How Would the U.S. and Canada (Legally) Merge?

by Julian Ku

I love Canada, and I have long been intrigued by plans to unite the U.S. and Canada in deeper political and economic integration (See this post from 2005(!)). So I have been excited to see the idea getting some mainstream media love with discussions of Diane Francis’s new book  Merger of the Century: Why the U.S. and Canada Should Become One Country.

I haven’t read the book, but judging from the zillions of media excerpts, her argument appears pretty straightforward.  The U.S. and Canada should merge, largely on economic grounds, so that the two countries can compete with rising economic powers controlled by state-owned enterprises (e.g. China) and with growing military power (China and Russia).  I am not sure merger is really needed here, and I am also unsure what the Canadians get out of merger since they already get U.S. military protection and seem to move in and out of the U.S. in large numbers at will.  But whatever, I love this idea.

Still, how exactly would such a “merger” work legally? Francis suggests either the Germany 1990 model (would Canada be East Germany?) or some sort of European Union-type treaty.  Let’s put aside the “merger” idea because unless Canada just entered the U.S. as a gigantic state, or even several states, any merger would require a U.S. constitutional amendment. And bringing in Canada as states would make the Democratic Party the governing party in the U.S. for the rest of my lifetime and my daughters’.  Republicans know this, and would never agree.

An E.U.-style customs union would be much more realistic.  The U.S. and Canada could create by treaty a common external trade policy, and work to eliminate restrictions on the freedom of movement, goods, investment, and services within North America.  NAFTA is sort of halfway there, actually, without the common external trade policy.

The U.S. and Canada could also unify their external foreign and military policies (much harder, I admit), again on the EU model. With respect to North American domestic defense, the US and Canada are already kind of there with a joint Air Defense Identification Zone.  Naval cooperation would be pretty easy too.  Now about foreign policy, though.  That would be really hard.  We don’t like killing baby seals, and Canadians are not psyched about invading Middle Eastern or Central Asian countries.

In reality, I think Francis might be satisfied with a U.S.-Canada customs union (Mexico might have to be left out for now). She is mostly making her case on economic grounds, and I think a customs union would accomplish most of her goals. It is not legally that hard, and it is politically plausible. The only downside is that we wouldn’t get to design new flags or new country names.  The United States of North America (USNA)?  The North American Union?  Camerica? Americanada?…

6 Responses

  1. Professor Ku,
    Whilst you may “love the idea” of the US-Canada merger, and without reading the book in question, I would like to underscore a few points to inform your rather simplistic view of Canada.
    1. Canada is a federal state with 13 provinces and colonies. We are also a land that affirms in Constitution the aboriginal laws and treaty rights. Our Head of State is the Queen of England. The same monarch you forgo through your 1776 declaration of independence. 
    2. Canada is a bilingual country with French and English as its official languages.
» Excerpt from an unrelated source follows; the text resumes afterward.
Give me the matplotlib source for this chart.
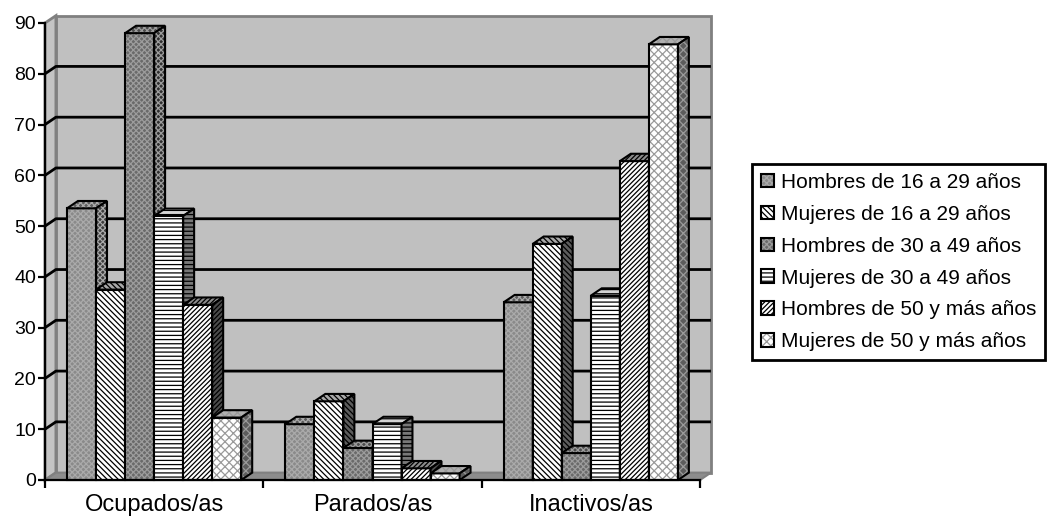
import matplotlib.pyplot as plt
import matplotlib as mpl
from matplotlib.patches import Polygon, Rectangle
from matplotlib.legend_handler import HandlerTuple
import numpy as np

mpl.rcParams['font.family'] = ['Liberation Sans', 'DejaVu Sans']
mpl.rcParams['hatch.linewidth'] = 0.9

# datos
categorias = ['Ocupados/as', 'Parados/as', 'Inactivos/as']
series = ['Hombres de 16 a 29 años', 'Mujeres de 16 a 29 años',
          'Hombres de 30 a 49 años', 'Mujeres de 30 a 49 años',
          'Hombres de 50 y más años', 'Mujeres de 50 y más años']
hombres_16_29 = [53.5, 11.0, 35.0]
mujeres_16_29 = [37.5, 15.5, 46.5]
hombres_30_49 = [88.0, 6.3, 5.3]
mujeres_30_49 = [52.0, 11.0, 36.3]
hombres_50 = [34.5, 2.3, 62.8]
mujeres_50 = [12.3, 1.3, 85.8]
valores = [hombres_16_29, mujeres_16_29, hombres_30_49,
           mujeres_30_49, hombres_50, mujeres_50]
yticks = [0, 10, 20, 30, 40, 50, 60, 70, 80, 90]

# (frente, lado, arriba, trama, color trama)
estilos = [
    ('#8a8a8a', '#3c3c3c', '#5c5c5c', 'xxxxxx', '#aaaaaa'),
    ('#ffffff', '#5c5c5c', '#a8a8a8', '\\' * 6, '#000000'),
    ('#6a6a6a', '#303030', '#4c4c4c', 'xxxxxx', '#9c9c9c'),
    ('#ffffff', '#787878', '#d4d4d4', '----', '#000000'),
    ('#ffffff', '#4c4c4c', '#8c8c8c', '/' * 7, '#000000'),
    ('#ffffff', '#5c5c5c', '#b0b0b0', 'xxxx', '#9a9a9a'),
]

fig = plt.figure(figsize=(10.48, 5.17), dpi=100)
ax = fig.add_axes([45 / 1048, 37 / 517, 655 / 1048, 457 / 517])
ax.set_xlim(-0.5, 2.5)
ax.set_ylim(0, 90)
ax.set_facecolor('none')

dx = 0.05   # profundidad 3D en x
dy = 1.45   # profundidad 3D en y
w = 0.133   # ancho de barra


def cara(verts, fc, hatch, hc, z):
    ax.add_patch(Polygon(verts, closed=True, facecolor=fc, edgecolor=hc, hatch=hatch,
                         lw=0, zorder=z, clip_on=False))
    ax.add_patch(Polygon(verts, closed=True, fill=False, edgecolor='black',
                         lw=1.5, zorder=z, clip_on=False, joinstyle='miter'))


# paredes y suelo
ax.add_patch(Rectangle((-0.5 + dx, dy), 3, 90, facecolor='#c0c0c0', edgecolor='#808080',
                       lw=2, zorder=0, clip_on=False))
ax.add_patch(Polygon([(-0.5, 0), (-0.5 + dx, dy), (-0.5 + dx, 90 + dy), (-0.5, 90)],
                     facecolor='#c4c4c4', edgecolor='#808080', lw=2, zorder=0.1, clip_on=False))
ax.add_patch(Polygon([(-0.5, 0), (2.5, 0), (2.5 + dx, dy), (-0.5 + dx, dy)],
                     facecolor='#8c8c8c', edgecolor='#808080', lw=1.5, zorder=0.2, clip_on=False))
for t in yticks[1:-1]:
    ax.plot([-0.5, -0.5 + dx, 2.5 + dx], [t, t + dy, t + dy], color='black', lw=2,
            zorder=0.5, clip_on=False, solid_capstyle='butt')

# barras
for i in range(len(categorias)):
    for j, vals in enumerate(valores):
        h = vals[i]
        fc, sc, tc, hatch, hc = estilos[j]
        x0 = i - 3 * w + j * w
        z = 2 + (i * 6 + j) * 0.01
        cara([(x0, 0), (x0 + w, 0), (x0 + w, h), (x0, h)], fc, hatch, hc, z)
        cara([(x0, h), (x0 + w, h), (x0 + w + dx, h + dy), (x0 + dx, h + dy)], tc, hatch, hc, z)
        cara([(x0 + w, 0), (x0 + w + dx, dy), (x0 + w + dx, h + dy), (x0 + w, h)], sc, hatch, hc, z)

for s in ['top', 'right']:
    ax.spines[s].set_visible(False)
for s in ['left', 'bottom']:
    ax.spines[s].set_linewidth(1.6)
    ax.spines[s].set_zorder(5)

ax.set_yticks(yticks)
ax.tick_params(axis='y', length=5, width=1.6, pad=1.5, labelsize=14)
ax.set_xticks([-0.5, 0.5, 1.5, 2.5])
ax.set_xticklabels([])
ax.set_xticks([0, 1, 2], minor=True)
ax.set_xticklabels(categorias, minor=True, fontsize=17)
ax.tick_params(axis='x', which='major', length=6, width=1.6)
ax.tick_params(axis='x', which='minor', length=0, pad=10)

# leyenda
handles = []
for fc, sc, tc, hatch, hc in estilos:
    handles.append((Rectangle((0, 0), 1, 1, facecolor=fc, edgecolor=hc, hatch=hatch, lw=0),
                    Rectangle((0, 0), 1, 1, fill=False, edgecolor='black', lw=1.5)))
leg = fig.legend(handles, series, handler_map={tuple: HandlerTuple(ndivide=1)},
                 loc='upper left', bbox_to_anchor=(752 / 1048, 1 - 164 / 517),
                 bbox_transform=fig.transFigure, borderaxespad=0, fontsize=15,
                 handlelength=0.62, handleheight=0.62, handletextpad=0.35,
                 borderpad=0.42, labelspacing=0.62, fancybox=False, framealpha=1)
leg.get_frame().set_edgecolor('black')
leg.get_frame().set_linewidth(2)

fig.savefig('out.png', dpi=100)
Our identity is multicultural, multi-racial and multi-religious. We are not a melting pot as our neighbour to the south.
    3. Apart from military cooperation, we have independent foreign policy and our national interest is not necessarily, and not always, aligned with US national interests.
    4. Lastly, Canadians do travel and US is one of our preferred destinations given the proximity. However, we are anything but Americans. In fact, if your faculty is to conduct an independent polling, you will find an overwhelming majority of Canadians detest the idea of a political union with the United States.  
    In closing, please rest your synopsis of how to compete with emerging economies by suggesting a US-Canadian union. That is not going to happen and even theorizing it makes you look amateur. The decline of the US homogeny in global economic and political affairs is all too prevalent. The military might can take you only so far and looking at the world, we know that it is not the answer to every question. 
    your Canadian neighbour

  2. Correction: “colonies” above should be read as “territories”.

  3. I have to second most of what Canuck said. Canadians would never, and I mean NEVER, go along with this and any politician who publicly supported it would be committing political suicide.

  4. Julian: you stepped into this one!  There might still be a way — we in the U.S. could all become Canadians!  But then we would have to abandon the Queen, as my ancestors did so many years ago.

  5. I suspect that Canada would gladly welcome any (non-dysfunctional) seceding states into the federation and perhaps even a swap – say, Canada gets NY and Julian can get Quebec in return.

  6. As for name, I think David Foster Wallace’s “Organization of North American Nations” (from the novel Infinite Jest) is the best suggestion. Especially considering the resulting acronym.